Actual pay depends on skills, experience, and education.
Insulet Corporation (NASDAQ: PODD), headquartered in Massachusetts, is an innovative medical device company dedicated to simplifying life for people with diabetes and other conditions through its Omnipod product platform. The Omnipod Insulin Management System provides a unique alternative to traditional insulin delivery methods. With its simple, wearable design, the tubeless disposable Pod provides up to three days of non-stop insulin delivery, without the need to see or handle a needle. Insulet’s flagship innovation, the Omnipod 5 Automated Insulin Delivery System, integrates with a continuous glucose monitor to manage blood sugar with no multiple daily injections, zero fingersticks, and can be controlled by a compatible personal smartphone in the U.S. or by the Omnipod 5 Controller. Insulet also leverages the unique design of its Pod by tailoring its Omnipod technology platform for the delivery of non-insulin subcutaneous drugs across other therapeutic areas. For more information, please visit insulet.com and omnipod.com.

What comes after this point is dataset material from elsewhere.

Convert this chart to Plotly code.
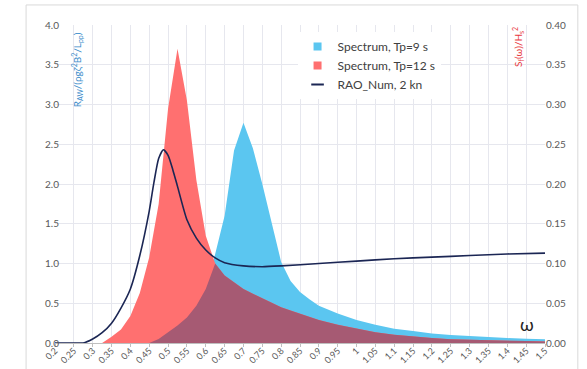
import plotly.graph_objects as go

# Wave frequency grid (rad/s) shared by both spectra
omega = [0.2, 0.225, 0.25, 0.275, 0.3, 0.325, 0.35, 0.375, 0.4, 0.425,
         0.45, 0.475, 0.5, 0.525, 0.55, 0.575, 0.6, 0.625, 0.65, 0.675,
         0.7, 0.725, 0.75, 0.775, 0.8, 0.825, 0.85, 0.875, 0.9, 0.95,
         1.0, 1.05, 1.1, 1.15, 1.2, 1.25, 1.3, 1.35, 1.4, 1.45, 1.5]

# Normalised wave spectra S_f(w)/Hs^2
spec_tp9 = [0, 0, 0, 0, 0, 0, 0, 0, 0, 0,
            0.0, 0.005, 0.013, 0.022, 0.032, 0.047, 0.068, 0.112, 0.160, 0.242,
            0.277, 0.245, 0.200, 0.150, 0.102, 0.078, 0.064, 0.055, 0.047, 0.037,
            0.029, 0.023, 0.018, 0.015, 0.012, 0.010, 0.0085, 0.0072, 0.0062, 0.0055, 0.0048]

spec_tp12 = [0, 0, 0, 0, 0, 0, 0.008, 0.017, 0.034, 0.063,
             0.108, 0.175, 0.295, 0.370, 0.305, 0.205, 0.135, 0.100, 0.085, 0.076,
             0.068, 0.062, 0.056, 0.050, 0.045, 0.041, 0.037, 0.033, 0.029, 0.023,
             0.018, 0.0135, 0.0105, 0.008, 0.0063, 0.0048, 0.004, 0.0033, 0.0028, 0.0024, 0.002]

# Added-resistance RAO, numerical, 2 kn
rao_omega = [0.2, 0.225, 0.25, 0.275, 0.3, 0.325, 0.35, 0.375, 0.4, 0.425,
             0.45, 0.4625, 0.475, 0.4875, 0.5, 0.5125, 0.525, 0.55, 0.575, 0.6,
             0.625, 0.65, 0.7, 0.75, 0.8, 0.9, 1.0, 1.1, 1.2, 1.3, 1.4, 1.5]
rao_num = [0, 0, 0, 0, 0.05, 0.13, 0.25, 0.44, 0.68, 1.10,
           1.66, 2.02, 2.32, 2.43, 2.36, 2.18, 1.97, 1.55, 1.32, 1.17,
           1.07, 1.01, 0.97, 0.96, 0.97, 1.00, 1.03, 1.06, 1.08, 1.10, 1.12, 1.13]

x_tick_labels = ["0.2", "0.25", "0.3", "0.35", "0.4", "0.45", "0.5", "0.55", "0.6",
                 "0.65", "0.7", "0.75", "0.8", "0.85", "0.9", "0.95", "1", "1.05",
                 "1.1", "1.15", "1.2", "1.25", "1.3", "1.35", "1.4", "1.45", "1.5"]
left_tick_labels = ["0.0", "0.5", "1.0", "1.5", "2.0", "2.5", "3.0", "3.5", "4.0"]
right_tick_labels = ["0.00", "0.05", "0.10", "0.15", "0.20", "0.25", "0.30", "0.35", "0.40"]

BLUE = "#5BC6F0"
RED = "#FF7070"
MAUVE = "#A65A73"
NAVY = "#1B2654"
GRID = "#E6E7EE"
FONT = "Lato"

# region where the two spectra overlap
overlap = [min(a, b) for a, b in zip(spec_tp9, spec_tp12)]

fig = go.Figure()

for ys, col in ((spec_tp9, BLUE), (spec_tp12, RED), (overlap, MAUVE)):
    fig.add_trace(go.Scatter(
        x=omega, y=ys, mode="lines", fill="tozeroy", fillcolor=col,
        line=dict(width=0, color=col), showlegend=False, hoverinfo="skip",
        yaxis="y"))

fig.add_trace(go.Scatter(
    x=rao_omega, y=rao_num, mode="lines", yaxis="y2", showlegend=False,
    line=dict(color=NAVY, width=1.6, shape="spline", smoothing=0.6)))

# legend entries
fig.add_trace(go.Scatter(x=[None], y=[None], mode="markers", name="Spectrum, Tp=9 s",
                         marker=dict(symbol="square", size=8, color=BLUE)))
fig.add_trace(go.Scatter(x=[None], y=[None], mode="markers", name="Spectrum, Tp=12 s",
                         marker=dict(symbol="square", size=8, color=RED)))
fig.add_trace(go.Scatter(x=[None], y=[None], mode="markers", name="RAO_Num, 2 kn",
                         marker=dict(symbol="line-ew", size=9,
                                     line=dict(width=2, color=NAVY))))

fig.update_layout(
    width=587, height=369,
    margin=dict(l=55, r=42, t=25, b=26),
    paper_bgcolor="white", plot_bgcolor="white",
    font=dict(family=FONT, color="#595959", size=10),
    xaxis=dict(range=[0.2, 1.5], tickvals=[float(t) for t in x_tick_labels],
               ticktext=x_tick_labels, tickangle=-45, tickfont=dict(size=9),
               showgrid=True, gridcolor=GRID, zeroline=False, automargin=False,
               showline=True, linecolor="#BFBFBF", ticks="outside", ticklen=3,
               tickcolor="#BFBFBF", ticklabelstandoff=-5),
    yaxis=dict(side="right", range=[0, 0.4], automargin=False,
               tickvals=[float(t) for t in right_tick_labels],
               ticktext=right_tick_labels, showgrid=True, gridcolor=GRID,
               zeroline=False, tickfont=dict(size=10)),
    yaxis2=dict(side="left", overlaying="y", range=[0, 4], automargin=False,
                tickvals=[float(t) for t in left_tick_labels],
                ticktext=left_tick_labels, showgrid=False, zeroline=False,
                tickfont=dict(size=10), ticklabelstandoff=-5),
    legend=dict(x=0.495, y=0.978, xanchor="left", yanchor="top",
                bgcolor="white", font=dict(size=12, color="#404040", family=FONT)),
    annotations=[
        dict(text="R<sub>AW</sub>/(ρgζ<sup>2</sup>B<sup>2</sup>/L<sub>pp</sub>)",
             xref="paper", yref="paper", x=0.045, y=0.858, textangle=-90,
             xanchor="center", yanchor="middle",
             showarrow=False, font=dict(size=10, color="#3C8DCB", family=FONT)),
        dict(text="S<sub>f</sub>(ω)/H<sub>s</sub><sup>2</sup>",
             xref="paper", yref="paper", x=0.945, y=0.931, textangle=-90,
             xanchor="center", yanchor="middle",
             showarrow=False, font=dict(size=10, color="#E8383D", family=FONT)),
        dict(text="ω", xref="paper", yref="paper", x=0.963, y=0.06,
             xanchor="center", yanchor="middle",
             showarrow=False, font=dict(size=18, color="#262626", family=FONT)),
    ],
    shapes=[dict(type="rect", xref="paper", yref="paper",
                 x0=-0.059, x1=1.067, y0=-0.3, y1=1.063,
                 line=dict(color="#D9D9D9", width=1), layer="below")],
)

fig.write_html("out.html")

We are looking for highly motivated, performance-driven individuals to be a part of our expanding team. We do this by hiring amazing people guided by shared values who exceed customer expectations. Our continued success depends on it!
At Insulet Corporation all qualified applicants will receive consideration for employment without regard to race, color, religion, sex, sexual orientation, gender identity, national origin, disability, or status as a protected veteran.